Formation compétente à l'égard des magistrats du siège :
- président : président de la République
- vice-président : ministre de la Justice (peut suppléer le président de la République)
- cinq magistrats du siège
- un magistrat du parquet
- un conseiller d'État, désigné par le Conseil d'État
- une personnalité n'appartenant ni au Parlement ni à l'ordre judiciaire désignée par le Président de la République
- une personnalité n'appartenant ni au Parlement ni à l'ordre judiciaire désignée par le président de l'Assemblée nationale
- une personnalité n'appartenant ni au Parlement ni à l'ordre judiciaire désignée par le président du Sénat
Formation compétente à l'égard des magistrats du parquet :
- président : président de la République
- vice-président : ministre de la Justice (peut suppléer le président de la République)

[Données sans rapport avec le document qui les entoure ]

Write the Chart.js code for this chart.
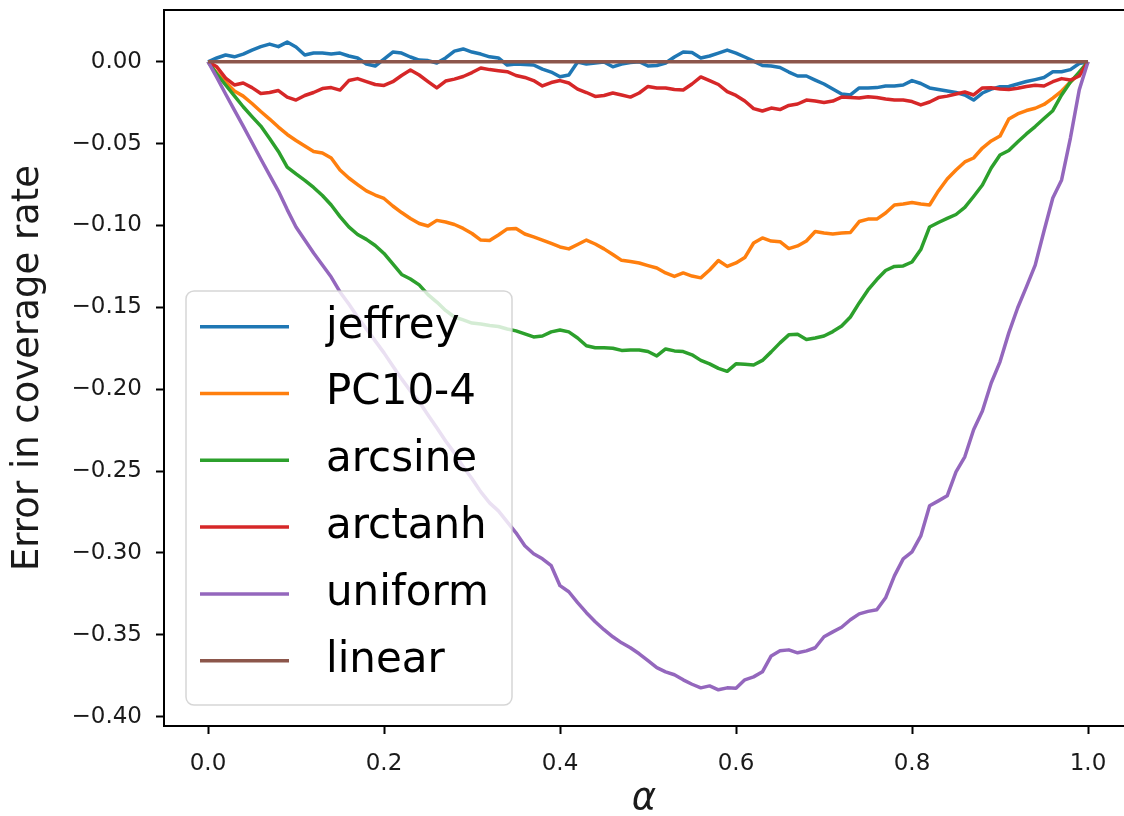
<!DOCTYPE html>
<html><head><meta charset="utf-8">
<script src="https://cdn.jsdelivr.net/npm/chart.js@4"></script>
<style>html,body{margin:0;padding:0;background:#fff;overflow:hidden}canvas{display:block}</style>
</head><body>
<canvas id="c" width="1124" height="816"></canvas>
<script>
const alpha = [0,0.01,0.02,0.03,0.04,0.05,0.06,0.07,0.08,0.09,
0.10,0.11,0.12,0.13,0.14,0.15,0.16,0.17,0.18,0.19,
0.20,0.21,0.22,0.23,0.24,0.25,0.26,0.27,0.28,0.29,
0.30,0.31,0.32,0.33,0.34,0.35,0.36,0.37,0.38,0.39,
0.40,0.41,0.42,0.43,0.44,0.45,0.46,0.47,0.48,0.49,
0.50,0.51,0.52,0.53,0.54,0.55,0.56,0.57,0.58,0.59,
0.60,0.61,0.62,0.63,0.64,0.65,0.66,0.67,0.68,0.69,
0.70,0.71,0.72,0.73,0.74,0.75,0.76,0.77,0.78,0.79,
0.80,0.81,0.82,0.83,0.84,0.85,0.86,0.87,0.88,0.89,
0.90,0.91,0.92,0.93,0.94,0.95,0.96,0.97,0.98,0.99,
1.00];
const jeffrey = [0,0.0023,0.0041,0.003,0.0047,0.0071,0.0092,0.0108,0.0092,0.012,
0.009,0.0041,0.0053,0.0053,0.0047,0.0053,0.0035,0.0023,-0.0014,-0.0026,
0.0016,0.0059,0.0053,0.0029,0.001,0.0007,-0.0008,0.0023,0.0065,0.0078,
0.0059,0.0047,0.003,0.0023,-0.002,-0.0014,-0.0017,-0.002,-0.0045,-0.0063,
-0.0092,-0.0081,-0.0002,-0.0014,-0.0008,-0.0002,-0.0031,-0.0014,-0.0005,0,
-0.0026,-0.0023,-0.0008,0.0029,0.0059,0.0056,0.0023,0.0035,0.0053,0.0071,
0.0053,0.0029,0.0004,-0.0023,-0.0026,-0.0035,-0.0063,-0.0087,-0.0087,-0.0112,
-0.0136,-0.0167,-0.0197,-0.0203,-0.016,-0.016,-0.0158,-0.0148,-0.0148,-0.0142,
-0.0115,-0.0133,-0.016,-0.017,-0.0179,-0.0188,-0.0203,-0.0234,-0.0191,-0.0167,
-0.0153,-0.0151,-0.0136,-0.0121,-0.0109,-0.0096,-0.0061,-0.0061,-0.0048,-0.0011,
0];
const pc104 = [0,-0.0069,-0.0124,-0.0179,-0.021,-0.0255,-0.0304,-0.035,-0.0399,-0.0444,
-0.0481,-0.0515,-0.0548,-0.0557,-0.0588,-0.0661,-0.071,-0.075,-0.0789,-0.0814,
-0.0835,-0.0881,-0.0921,-0.0957,-0.0988,-0.1003,-0.0969,-0.0979,-0.0994,-0.1018,
-0.1049,-0.1089,-0.1092,-0.1058,-0.1021,-0.1018,-0.1052,-0.107,-0.1089,-0.111,
-0.1131,-0.1143,-0.1116,-0.1089,-0.1113,-0.1143,-0.1177,-0.1213,-0.122,-0.1229,
-0.1245,-0.126,-0.129,-0.1311,-0.129,-0.1309,-0.132,-0.1272,-0.1214,-0.125,
-0.1229,-0.1196,-0.1107,-0.1076,-0.1095,-0.1099,-0.1141,-0.1125,-0.1095,-0.1037,
-0.1046,-0.1052,-0.1046,-0.1043,-0.0976,-0.0961,-0.0961,-0.0924,-0.0875,-0.0869,
-0.086,-0.0869,-0.0875,-0.0789,-0.0716,-0.0661,-0.0612,-0.0588,-0.0527,-0.0484,
-0.0454,-0.035,-0.0319,-0.0298,-0.0284,-0.0261,-0.0222,-0.0179,-0.0124,-0.0075,
0];
const arcsine = [0,-0.0075,-0.0142,-0.0209,-0.0275,-0.0335,-0.0393,-0.0469,-0.0548,-0.0643,
-0.0685,-0.0725,-0.0768,-0.0817,-0.0875,-0.0946,-0.1009,-0.1055,-0.1085,-0.1122,
-0.1171,-0.1235,-0.1299,-0.1327,-0.1363,-0.1422,-0.1468,-0.1519,-0.1559,-0.1577,
-0.1596,-0.1602,-0.1611,-0.1617,-0.1632,-0.1644,-0.1662,-0.1681,-0.1675,-0.165,
-0.1638,-0.165,-0.1687,-0.1735,-0.1747,-0.1747,-0.175,-0.1763,-0.176,-0.176,
-0.177,-0.1797,-0.1754,-0.1766,-0.177,-0.179,-0.1824,-0.1845,-0.1873,-0.1891,
-0.1845,-0.1848,-0.1852,-0.1824,-0.1772,-0.1717,-0.1668,-0.1665,-0.1696,-0.1687,
-0.1675,-0.1648,-0.1614,-0.1559,-0.1473,-0.1394,-0.133,-0.1275,-0.125,-0.1247,
-0.1223,-0.1147,-0.1009,-0.0982,-0.0957,-0.0933,-0.089,-0.0823,-0.0753,-0.0649,
-0.057,-0.0542,-0.049,-0.0441,-0.0396,-0.0347,-0.0299,-0.0203,-0.0124,-0.0063,
0];
const arctanh = [0,-0.0031,-0.01,-0.0142,-0.013,-0.0158,-0.0194,-0.0188,-0.0176,-0.0216,
-0.0234,-0.0206,-0.0188,-0.0164,-0.0158,-0.0173,-0.0115,-0.0103,-0.0121,-0.0139,
-0.0145,-0.0122,-0.0084,-0.0051,-0.0081,-0.0121,-0.016,-0.0118,-0.0106,-0.009,
-0.0066,-0.0038,-0.0048,-0.0055,-0.0061,-0.0084,-0.0096,-0.0115,-0.0148,-0.0127,
-0.0115,-0.013,-0.0167,-0.0188,-0.0212,-0.0206,-0.0191,-0.0203,-0.0216,-0.0191,
-0.0151,-0.016,-0.016,-0.017,-0.0173,-0.0136,-0.0093,-0.0115,-0.0139,-0.0183,
-0.0206,-0.024,-0.0286,-0.0301,-0.0283,-0.0292,-0.0267,-0.0258,-0.0234,-0.024,
-0.0249,-0.024,-0.0216,-0.0219,-0.0222,-0.0214,-0.0219,-0.0228,-0.0234,-0.0234,
-0.0243,-0.0264,-0.0246,-0.0219,-0.021,-0.0197,-0.0185,-0.0203,-0.016,-0.0159,
-0.0167,-0.017,-0.0162,-0.0151,-0.0143,-0.0148,-0.0122,-0.0103,-0.0112,-0.0087,
0];
const uniform = [0,-0.0096,-0.0197,-0.0295,-0.0393,-0.0493,-0.0594,-0.0692,-0.079,-0.0903,
-0.1009,-0.1089,-0.1168,-0.1241,-0.1315,-0.1406,-0.148,-0.1559,-0.1632,-0.1705,
-0.1778,-0.1858,-0.1937,-0.2011,-0.2077,-0.2157,-0.2236,-0.2316,-0.2389,-0.2474,
-0.2547,-0.2627,-0.2694,-0.2743,-0.281,-0.2877,-0.2956,-0.3005,-0.3036,-0.3078,
-0.32,-0.3237,-0.3304,-0.3365,-0.342,-0.3469,-0.3512,-0.3549,-0.3579,-0.3616,
-0.3658,-0.3701,-0.3726,-0.3744,-0.3775,-0.3802,-0.3824,-0.3812,-0.3836,-0.3824,
-0.3827,-0.3775,-0.3757,-0.3726,-0.3629,-0.3598,-0.3592,-0.361,-0.3598,-0.3579,
-0.3512,-0.3482,-0.3454,-0.3408,-0.3372,-0.3357,-0.3347,-0.3274,-0.314,-0.3036,
-0.2993,-0.2896,-0.2712,-0.2682,-0.2651,-0.2505,-0.2413,-0.2248,-0.2133,-0.1962,
-0.1833,-0.1656,-0.1504,-0.1375,-0.1242,-0.1034,-0.0832,-0.0722,-0.0466,-0.0173,
0];
const linearAlpha = [0, 1];
const linear = [0, 0];

const seriesNames = ['jeffrey','PC10-4','arcsine','arctanh','uniform','linear'];
const seriesColors = ['#1f77b4','#ff7f0e','#2ca02c','#d62728','#9467bd','#8c564b'];
const xTicks = [0,0.2,0.4,0.6,0.8,1.0];
const yTicks = [0,-0.05,-0.10,-0.15,-0.20,-0.25,-0.30,-0.35,-0.40];
const xTitle = 'α';
const yTitle = 'Error in coverage rate';

const FONT = '"DejaVu Sans", sans-serif';
const seriesValues = [jeffrey, pc104, arcsine, arctanh, uniform, linear];
const seriesX = [alpha, alpha, alpha, alpha, alpha, linearAlpha];

const datasets = seriesValues.map((vals, i) => ({
  label: seriesNames[i],
  data: seriesX[i].map((a, j) => ({x: a, y: vals[j]})),
  borderColor: seriesColors[i],
  backgroundColor: seriesColors[i],
  borderWidth: 3.5,
  pointRadius: 0,
  tension: 0,
  fill: false,
  borderJoinStyle: 'round',
  order: seriesValues.length - i
}));

const fmtY = v => (Math.abs(v) < 1e-9 ? '0.00' : (v < 0 ? '\u2212' : '') + Math.abs(v).toFixed(2));

const framePlugin = {
  id: 'frame',
  afterDatasetsDraw(chart) {
    const ctx = chart.ctx;
    const bx = 186, by = 291, bw = 326, bh = 414, r = 8;
    ctx.save();
    ctx.beginPath();
    ctx.roundRect(bx, by, bw, bh, r);
    ctx.fillStyle = 'rgba(255,255,255,0.8)';
    ctx.fill();
    ctx.strokeStyle = 'rgba(204,204,204,0.8)';
    ctx.lineWidth = 1.5;
    ctx.stroke();
    chart.data.datasets.forEach((ds, i) => {
      const y = 326.7 + i * 66.8;
      ctx.beginPath();
      ctx.moveTo(200, y);
      ctx.lineTo(289, y);
      ctx.strokeStyle = ds.borderColor;
      ctx.lineWidth = 3.5;
      ctx.stroke();
      ctx.fillStyle = '#000';
      ctx.font = '42px ' + FONT;
      ctx.textAlign = 'left';
      ctx.textBaseline = 'middle';
      ctx.fillText(ds.label, 326, y);
    });
    ctx.restore();
  },
  afterDraw(chart) {
    const {ctx, chartArea} = chart;
    ctx.save();
    ctx.strokeStyle = '#000';
    ctx.lineWidth = 2;
    ctx.beginPath();
    ctx.moveTo(chartArea.left - 1, chartArea.top);
    ctx.lineTo(chartArea.right, chartArea.top);
    ctx.stroke();
    ctx.restore();
  }
};

new Chart(document.getElementById('c'), {
  type: 'line',
  data: { datasets },
  plugins: [framePlugin],
  options: {
    responsive: false,
    animation: false,
    events: [],
    devicePixelRatio: 1,
    layout: { padding: { top: 10, left: 0, right: 0, bottom: 0 } },
    plugins: { legend: { display: false }, tooltip: { enabled: false } },
    scales: {
      x: {
        type: 'linear',
        min: -0.05,
        max: 1.0409,
        afterFit(s) { s.height = 90; s.paddingLeft = 0; s.paddingRight = 0; s.paddingTop = 0; s.paddingBottom = 0; },
        afterBuildTicks(s) { s.ticks = xTicks.map(v => ({value: v})); },
        grid: { drawOnChartArea: false, drawTicks: true, tickLength: 8, tickWidth: 2, tickColor: '#000' },
        border: { display: true, width: 2, color: '#000' },
        ticks: { autoSkip: false, maxRotation: 0, padding: 16, color: '#1a1a1a', font: { family: FONT, size: 23 },
          callback: v => v.toFixed(1) },
        title: { display: true, text: xTitle, color: '#1a1a1a', padding: { top: 0, bottom: 0 },
          font: { family: FONT, size: 37, style: 'italic', lineHeight: 0.9 } }
      },
      y: {
        type: 'linear',
        min: -0.4057,
        max: 0.0316,
        afterFit(s) { s.width = 164; s.paddingTop = 0; s.paddingBottom = 0; s.paddingLeft = 0; s.paddingRight = 0; },
        afterBuildTicks(s) { s.ticks = yTicks.map(v => ({value: v})); },
        grid: { drawOnChartArea: false, drawTicks: true, tickLength: 8, tickWidth: 2, tickColor: '#000' },
        border: { display: true, width: 2, color: '#000' },
        ticks: { autoSkip: false, padding: 14, color: '#1a1a1a', font: { family: FONT, size: 23 },
          callback: v => fmtY(v) },
        title: { display: true, text: yTitle, color: '#1a1a1a', padding: { top: 6, bottom: 0 },
          font: { family: FONT, size: 37 } }
      }
    }
  }
});
</script>
</body></html>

- cinq magistrats du parquet
- un magistrat du siège
- un conseiller d'État, désigné par le Conseil d'État
- une personnalité n'appartenant ni au Parlement ni à l'ordre judiciaire désignée par le Président de la République
- une personnalité n'appartenant ni au Parlement ni à l'ordre judiciaire désignée par le président de l'Assemblée nationale
- une personnalité n'appartenant ni au Parlement ni à l'ordre judiciaire désignée par le président du Sénat
Examinons, maintenant, ce que prévoit le projet de loi constitutionnelle (telle qu'amendé en première lecture par les députés) :
Formation compétente à l'égard des magistrats du siège :
- président : premier président de la Cour de cassation
- cinq magistrats du siège
- un magistrat du parquet
- un conseiller d'État, désigné par le Conseil d'État
- un avocat
- un professeur des universités
- une personnalité ni membre du Parlement ni magistrat de l'ordre judiciaire désignée par le président de la République
- une personnalité ni membre du Parlement ni magistrat de l'ordre judiciaire désignée par le président de l'Assemblée nationale
- une personnalité ni membre du Parlement ni magistrat de l'ordre judiciaire désignée par le président du Sénat
- une personnalité ni membre du Parlement ni magistrat de l'ordre judiciaire désignée par le Défenseur des droits des citoyens
- une personnalité ni membre du Parlement ni magistrat de l'ordre judiciaire désignée par le président du Conseil économique, social et environnemental
Formation compétente à l'égard des magistrats du parquet :
- président : procureur général près la Cour de cassation
- cinq magistrats du parquet
- un magistrat du siège
- un conseiller d'État, désigné par le Conseil d'État
- un avocat
- un professeur des universités
- une personnalité ni membre du Parlement ni magistrat de l'ordre judiciaire désignée par le président de la République
- une personnalité ni membre du Parlement ni magistrat de l'ordre judiciaire désignée par le président de l'Assemblée nationale
- une personnalité ni membre du Parlement ni magistrat de l'ordre judiciaire désignée par le président du Sénat
- une personnalité ni membre du Parlement ni magistrat de l'ordre judiciaire désignée par le Défenseur des droits des citoyens
- une personnalité ni membre du Parlement ni magistrat de l'ordre judiciaire désignée par le président du Conseil économique, social et environnemental
Que penser de ces changements ?
La plupart des commentaires sur cette réforme concerne le nombre de magistrats et de non-magistrats qui siègent au sein du Conseil Supérieur de la Magistrature (CSM) : il me semble ainsi tout à fait anormal que les magistrats soient minoritaires au sein du CSM. Un autre point me semble toutefois plus important.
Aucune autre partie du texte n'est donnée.